## Begin GIVEN DATA

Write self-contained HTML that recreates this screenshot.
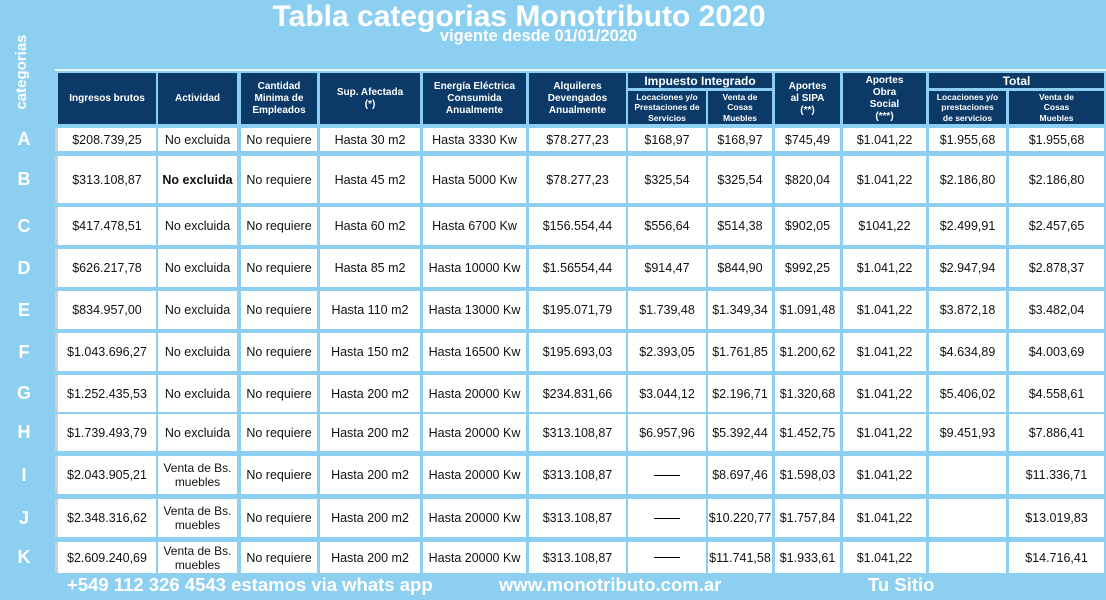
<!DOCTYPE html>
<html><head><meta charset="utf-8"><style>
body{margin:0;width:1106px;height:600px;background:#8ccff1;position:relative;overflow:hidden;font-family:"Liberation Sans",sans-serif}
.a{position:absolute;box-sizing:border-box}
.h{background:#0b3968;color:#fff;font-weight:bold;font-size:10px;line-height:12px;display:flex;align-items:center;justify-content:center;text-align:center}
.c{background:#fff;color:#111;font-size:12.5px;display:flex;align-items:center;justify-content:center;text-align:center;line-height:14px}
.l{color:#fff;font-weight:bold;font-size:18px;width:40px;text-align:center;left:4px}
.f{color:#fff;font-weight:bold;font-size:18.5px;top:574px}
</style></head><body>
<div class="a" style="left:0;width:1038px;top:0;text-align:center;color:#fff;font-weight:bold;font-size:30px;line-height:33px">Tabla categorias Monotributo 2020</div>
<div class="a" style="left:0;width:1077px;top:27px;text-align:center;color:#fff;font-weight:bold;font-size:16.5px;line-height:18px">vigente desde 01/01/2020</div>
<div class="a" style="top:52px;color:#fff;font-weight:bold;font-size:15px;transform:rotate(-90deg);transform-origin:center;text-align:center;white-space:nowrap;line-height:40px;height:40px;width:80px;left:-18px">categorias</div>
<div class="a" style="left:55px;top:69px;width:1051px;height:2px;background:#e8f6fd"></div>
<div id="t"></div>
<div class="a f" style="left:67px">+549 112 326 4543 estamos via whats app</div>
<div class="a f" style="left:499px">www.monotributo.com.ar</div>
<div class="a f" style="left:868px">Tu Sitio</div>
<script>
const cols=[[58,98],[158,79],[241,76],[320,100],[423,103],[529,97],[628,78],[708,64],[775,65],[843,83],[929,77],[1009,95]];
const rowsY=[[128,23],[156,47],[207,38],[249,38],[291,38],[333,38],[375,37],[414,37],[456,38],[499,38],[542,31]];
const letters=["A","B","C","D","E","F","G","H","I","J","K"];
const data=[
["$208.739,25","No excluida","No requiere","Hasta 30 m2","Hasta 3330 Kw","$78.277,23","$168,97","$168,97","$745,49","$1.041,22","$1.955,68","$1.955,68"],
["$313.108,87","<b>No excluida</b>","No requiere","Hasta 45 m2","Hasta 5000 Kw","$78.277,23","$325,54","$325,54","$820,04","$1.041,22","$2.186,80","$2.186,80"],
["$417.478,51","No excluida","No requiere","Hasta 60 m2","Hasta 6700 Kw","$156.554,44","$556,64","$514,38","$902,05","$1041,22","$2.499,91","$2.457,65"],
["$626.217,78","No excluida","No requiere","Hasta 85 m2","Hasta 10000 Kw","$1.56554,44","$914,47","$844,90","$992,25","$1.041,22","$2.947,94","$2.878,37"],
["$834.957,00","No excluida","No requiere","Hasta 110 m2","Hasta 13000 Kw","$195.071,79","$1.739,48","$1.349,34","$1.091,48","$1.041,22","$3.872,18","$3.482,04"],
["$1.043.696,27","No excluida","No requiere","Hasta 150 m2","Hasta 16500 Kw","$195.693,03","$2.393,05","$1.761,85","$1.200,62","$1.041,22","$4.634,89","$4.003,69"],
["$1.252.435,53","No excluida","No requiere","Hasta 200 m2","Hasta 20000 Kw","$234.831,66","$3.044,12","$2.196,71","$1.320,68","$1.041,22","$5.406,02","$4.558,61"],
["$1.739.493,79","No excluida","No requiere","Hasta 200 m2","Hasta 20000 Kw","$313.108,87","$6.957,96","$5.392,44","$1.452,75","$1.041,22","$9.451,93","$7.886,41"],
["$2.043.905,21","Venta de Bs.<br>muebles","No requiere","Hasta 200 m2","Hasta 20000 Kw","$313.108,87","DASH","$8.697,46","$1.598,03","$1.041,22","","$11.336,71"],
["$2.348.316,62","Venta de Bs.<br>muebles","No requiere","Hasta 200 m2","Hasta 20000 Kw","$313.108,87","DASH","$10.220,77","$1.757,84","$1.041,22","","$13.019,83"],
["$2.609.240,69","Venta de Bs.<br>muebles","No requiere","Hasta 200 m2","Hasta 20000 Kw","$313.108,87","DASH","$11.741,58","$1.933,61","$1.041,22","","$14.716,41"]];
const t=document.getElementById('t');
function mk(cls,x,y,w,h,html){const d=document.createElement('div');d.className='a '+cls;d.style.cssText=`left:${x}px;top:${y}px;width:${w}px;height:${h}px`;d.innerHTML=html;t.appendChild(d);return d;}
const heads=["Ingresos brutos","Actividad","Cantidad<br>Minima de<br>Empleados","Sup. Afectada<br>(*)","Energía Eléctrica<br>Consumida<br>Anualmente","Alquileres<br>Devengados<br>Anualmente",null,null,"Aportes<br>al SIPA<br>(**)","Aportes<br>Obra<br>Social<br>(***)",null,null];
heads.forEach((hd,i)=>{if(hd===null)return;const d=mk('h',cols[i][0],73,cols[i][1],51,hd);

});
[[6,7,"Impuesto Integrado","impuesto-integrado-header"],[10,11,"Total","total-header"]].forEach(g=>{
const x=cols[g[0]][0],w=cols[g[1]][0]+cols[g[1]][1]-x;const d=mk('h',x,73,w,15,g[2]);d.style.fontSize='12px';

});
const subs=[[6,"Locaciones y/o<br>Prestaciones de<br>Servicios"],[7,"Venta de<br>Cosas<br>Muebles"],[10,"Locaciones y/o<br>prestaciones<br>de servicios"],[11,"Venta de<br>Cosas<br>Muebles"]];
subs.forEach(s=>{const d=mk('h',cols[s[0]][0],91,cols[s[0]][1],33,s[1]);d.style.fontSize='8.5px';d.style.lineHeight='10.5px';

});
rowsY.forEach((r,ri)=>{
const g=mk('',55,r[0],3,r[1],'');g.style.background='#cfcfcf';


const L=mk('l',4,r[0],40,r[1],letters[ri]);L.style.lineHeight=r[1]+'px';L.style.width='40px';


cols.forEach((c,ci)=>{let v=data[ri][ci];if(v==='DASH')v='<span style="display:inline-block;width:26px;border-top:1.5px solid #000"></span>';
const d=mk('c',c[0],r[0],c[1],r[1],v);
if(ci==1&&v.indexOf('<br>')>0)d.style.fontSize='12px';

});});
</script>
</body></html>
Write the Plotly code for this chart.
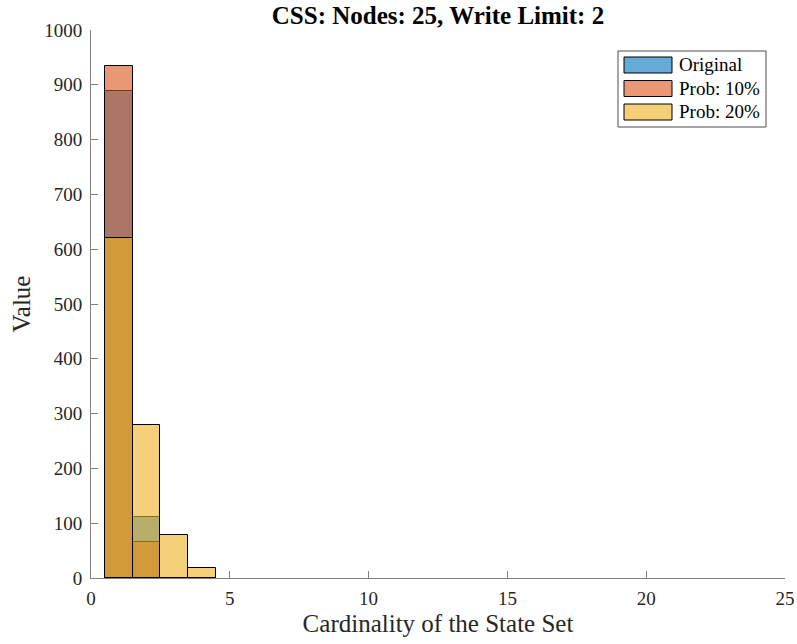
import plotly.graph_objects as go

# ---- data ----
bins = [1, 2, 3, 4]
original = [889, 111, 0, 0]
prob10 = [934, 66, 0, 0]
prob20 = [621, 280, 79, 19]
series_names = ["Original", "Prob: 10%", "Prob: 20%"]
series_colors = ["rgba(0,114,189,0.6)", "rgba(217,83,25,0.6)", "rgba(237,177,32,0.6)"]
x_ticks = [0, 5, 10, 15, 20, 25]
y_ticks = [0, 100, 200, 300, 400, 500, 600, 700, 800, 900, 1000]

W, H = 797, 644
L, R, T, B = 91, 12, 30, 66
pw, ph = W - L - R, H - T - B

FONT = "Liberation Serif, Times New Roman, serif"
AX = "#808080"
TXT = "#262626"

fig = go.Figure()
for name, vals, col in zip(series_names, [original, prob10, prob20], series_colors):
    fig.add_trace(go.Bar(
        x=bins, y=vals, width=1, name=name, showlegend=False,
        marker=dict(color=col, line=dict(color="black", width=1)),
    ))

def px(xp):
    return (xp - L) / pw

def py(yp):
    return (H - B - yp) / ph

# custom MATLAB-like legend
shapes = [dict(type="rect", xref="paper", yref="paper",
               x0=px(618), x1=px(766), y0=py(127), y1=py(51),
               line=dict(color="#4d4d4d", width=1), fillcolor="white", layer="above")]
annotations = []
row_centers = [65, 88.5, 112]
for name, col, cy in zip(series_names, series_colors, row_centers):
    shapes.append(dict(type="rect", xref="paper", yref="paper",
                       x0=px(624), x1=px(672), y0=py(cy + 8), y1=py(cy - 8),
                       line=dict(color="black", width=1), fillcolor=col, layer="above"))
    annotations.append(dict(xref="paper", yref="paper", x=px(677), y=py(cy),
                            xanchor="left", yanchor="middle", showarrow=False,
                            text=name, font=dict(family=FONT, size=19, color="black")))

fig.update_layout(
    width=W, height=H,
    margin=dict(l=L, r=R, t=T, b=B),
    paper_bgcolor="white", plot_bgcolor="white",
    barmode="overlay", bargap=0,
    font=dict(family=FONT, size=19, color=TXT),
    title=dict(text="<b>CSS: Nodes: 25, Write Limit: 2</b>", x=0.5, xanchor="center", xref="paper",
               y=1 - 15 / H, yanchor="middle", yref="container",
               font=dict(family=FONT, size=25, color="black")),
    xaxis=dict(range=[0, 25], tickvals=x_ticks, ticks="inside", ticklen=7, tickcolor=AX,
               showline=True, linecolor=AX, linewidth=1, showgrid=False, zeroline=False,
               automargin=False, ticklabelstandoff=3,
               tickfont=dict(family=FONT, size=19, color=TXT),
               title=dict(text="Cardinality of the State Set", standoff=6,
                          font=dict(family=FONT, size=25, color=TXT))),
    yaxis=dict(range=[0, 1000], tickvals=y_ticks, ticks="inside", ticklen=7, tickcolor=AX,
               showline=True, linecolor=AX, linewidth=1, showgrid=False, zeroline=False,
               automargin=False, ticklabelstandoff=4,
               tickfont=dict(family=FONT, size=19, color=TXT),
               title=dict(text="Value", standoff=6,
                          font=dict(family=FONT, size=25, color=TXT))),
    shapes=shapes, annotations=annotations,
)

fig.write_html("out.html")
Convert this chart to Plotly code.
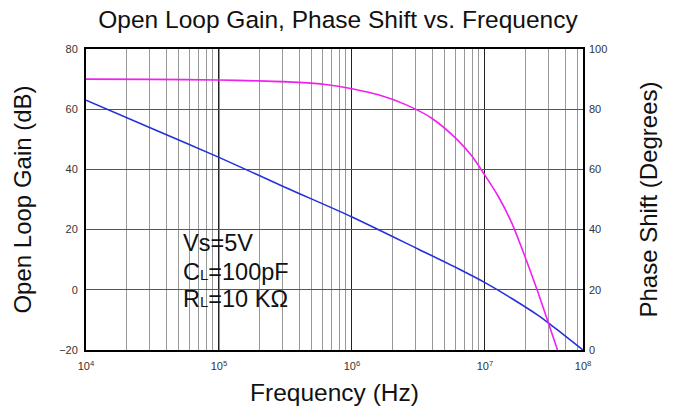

## End GIVEN DATA

Reproduce exactly the section that begins with the line containing "Write the Plotly code for this chart." and ends with the line containing "return (H - B - yp) / ph". Both boundary lines belong in the copy, but pictures do not.

> [WRITTEN RESPONSE]:
Write the Plotly code for this chart.
import plotly.graph_objects as go

# ---- data ----
bins = [1, 2, 3, 4]
original = [889, 111, 0, 0]
prob10 = [934, 66, 0, 0]
prob20 = [621, 280, 79, 19]
series_names = ["Original", "Prob: 10%", "Prob: 20%"]
series_colors = ["rgba(0,114,189,0.6)", "rgba(217,83,25,0.6)", "rgba(237,177,32,0.6)"]
x_ticks = [0, 5, 10, 15, 20, 25]
y_ticks = [0, 100, 200, 300, 400, 500, 600, 700, 800, 900, 1000]

W, H = 797, 644
L, R, T, B = 91, 12, 30, 66
pw, ph = W - L - R, H - T - B

FONT = "Liberation Serif, Times New Roman, serif"
AX = "#808080"
TXT = "#262626"

fig = go.Figure()
for name, vals, col in zip(series_names, [original, prob10, prob20], series_colors):
    fig.add_trace(go.Bar(
        x=bins, y=vals, width=1, name=name, showlegend=False,
        marker=dict(color=col, line=dict(color="black", width=1)),
    ))

def px(xp):
    return (xp - L) / pw

def py(yp):
    return (H - B - yp) / ph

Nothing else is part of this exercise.